I've got to tell you - you are my new hero! Okay, maybe that's a little strong, but I find your posts to be filled with wisdom. I would definitely like to see your "chart", if nothing else just out of curiousity.

For most of my life, I have probably been one of those people that radiates happiness. I was always the class clown, always happy and easy to get along with, and people have generally enjoyed being around me. Although I'm a fairly good-looking guy, I've never been so good looking that the women flocked to me just because of my looks. But I've often been able to attract women with my personality - as long as I could get a few minutes to talk to them and just be myself. I'm fairly certain that was the reason that my wife fell in love with me.
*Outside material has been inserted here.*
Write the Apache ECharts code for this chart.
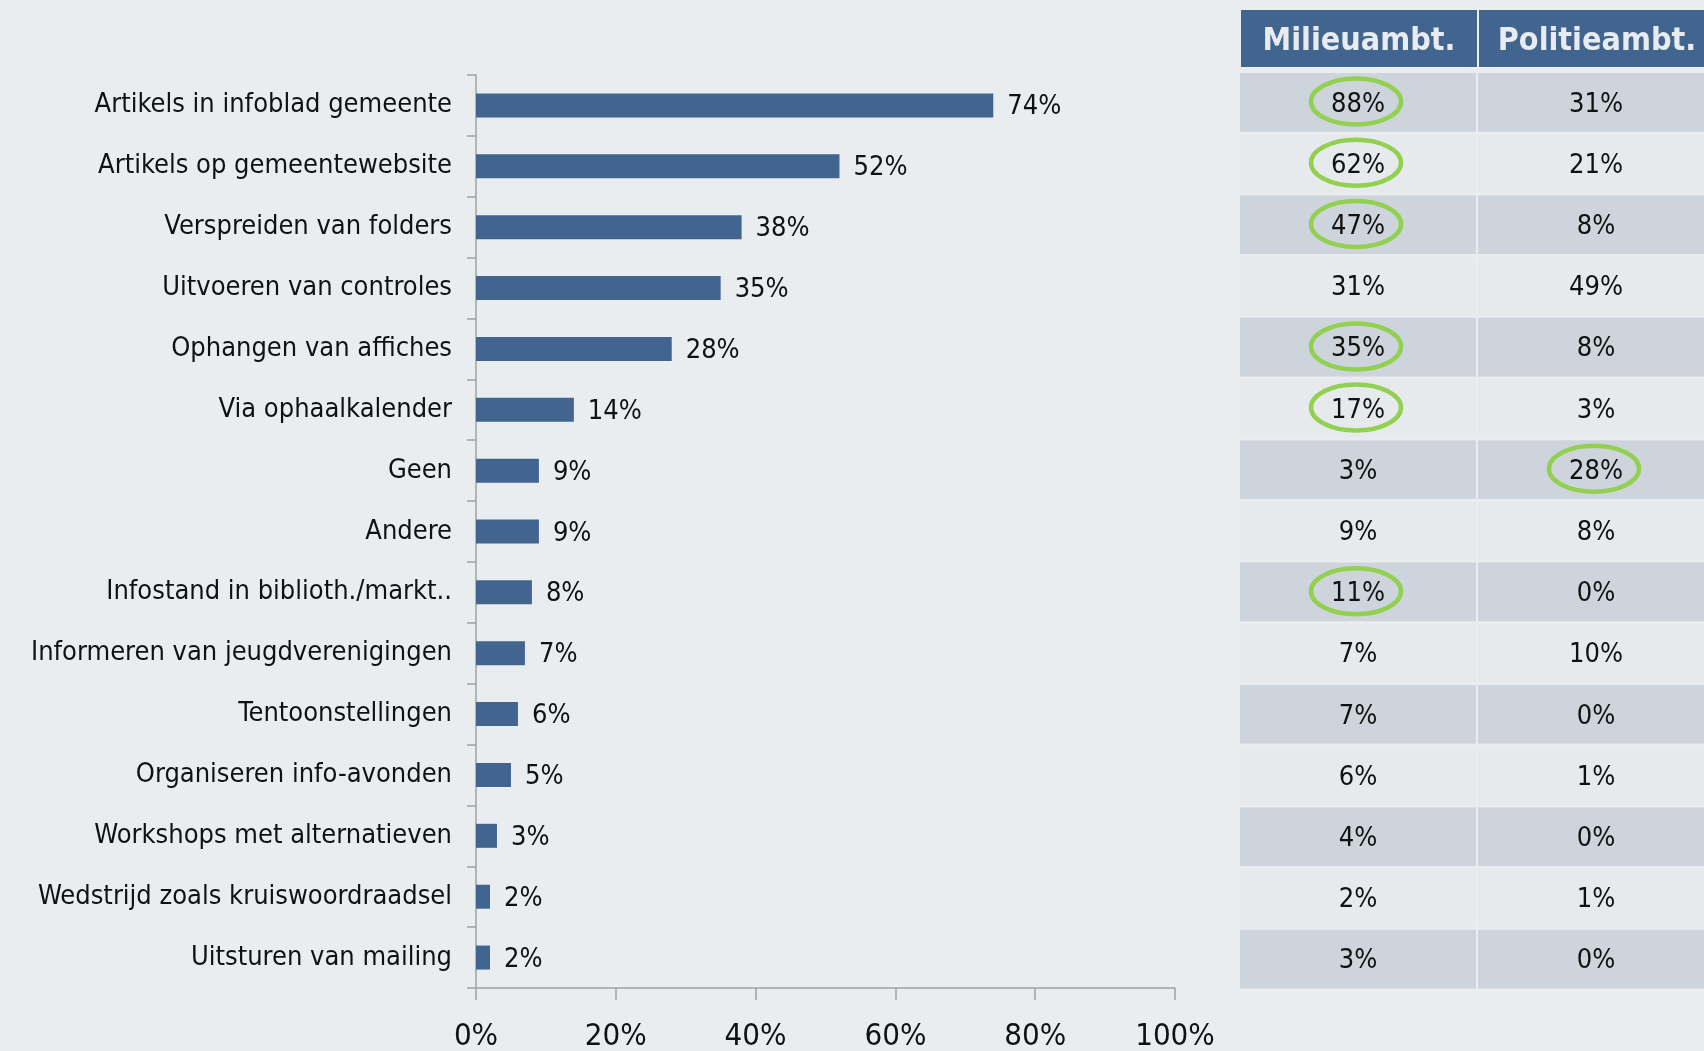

But, around her anyway, I haven't radiated a lot of happiness lately. The lack of intimacy in our marriage has for the first time in my life caused me to be depressed - and I know that she can see that, even when I don't say a word about our relationship problems. I'm not walking around in a depressed funk all the time by any means, but she probably never knows when I'll go from being happy and fun to grumpy and pouty. I can understand how that would prevent her from wanting to get closer to me.

Before your post today, I actually realized that being unhappy could do nothing to help my situation. People aren't attracted to unhappy people. But since the source of my unhappiness was the lack of intimacy with my wife, I felt like I could find some magic solution to get her to change, then I'd be happy again and there would be a snowball effect. But it obviously doesn't work like that. I need to do whatever it takes to make myself back into the always happy, always fun guy that I used to be. And if I do that, I'll bet you're right that my wife will want to become closer to me.

Unfortunately, I can't just flip a switch and be "Joe Happy" again. But I can sure try, especially now that I realize how much it might help. The running and golf may be a good start. It's not as if I enjoy running so much (especially after the first week of it), but I need to be getting some cardiovascular exercise and I've known that for a long time. I do enjoy it when I'm done though - stopping is nice! And I'm just learning to golf, being about as far from a natural at it as one could be, but I'm enjoying trying to learn. In fact, I'll probably buy a set of clubs this weekend as I've been using my Dad's old set and they're in pretty rough shape. I'll have to see what else I can come up with. I think that if I can do some things for myself while continuing to do my part around the house and with the girls, my situation could really start to improve.

I had one small (okay, very small) success this morning. My wife doesn't work on Fridays, and this morning she was still laying in bed when I was about to leave for work. The girls were in the bedroom watching cartoons and pestering her. I said goodbye to the girls and gave them kisses and hugs, then leaned over to give my wife the traditional unromantic goodbye kiss, and she pulled me on top of herself and kind of squeezed me as if she was actually interested. I gave her a few kisses on her neck and shoulder and she seemed to enjoy it. Then I got up and left for work, terribly horny of course. I realize that's not much to most people, but it's a lot more friskiness than I've gotten from her in quite a while.

Corri, thanks so much. You've been a great help and I really appreciate it. I look forward to more advice from you in the future.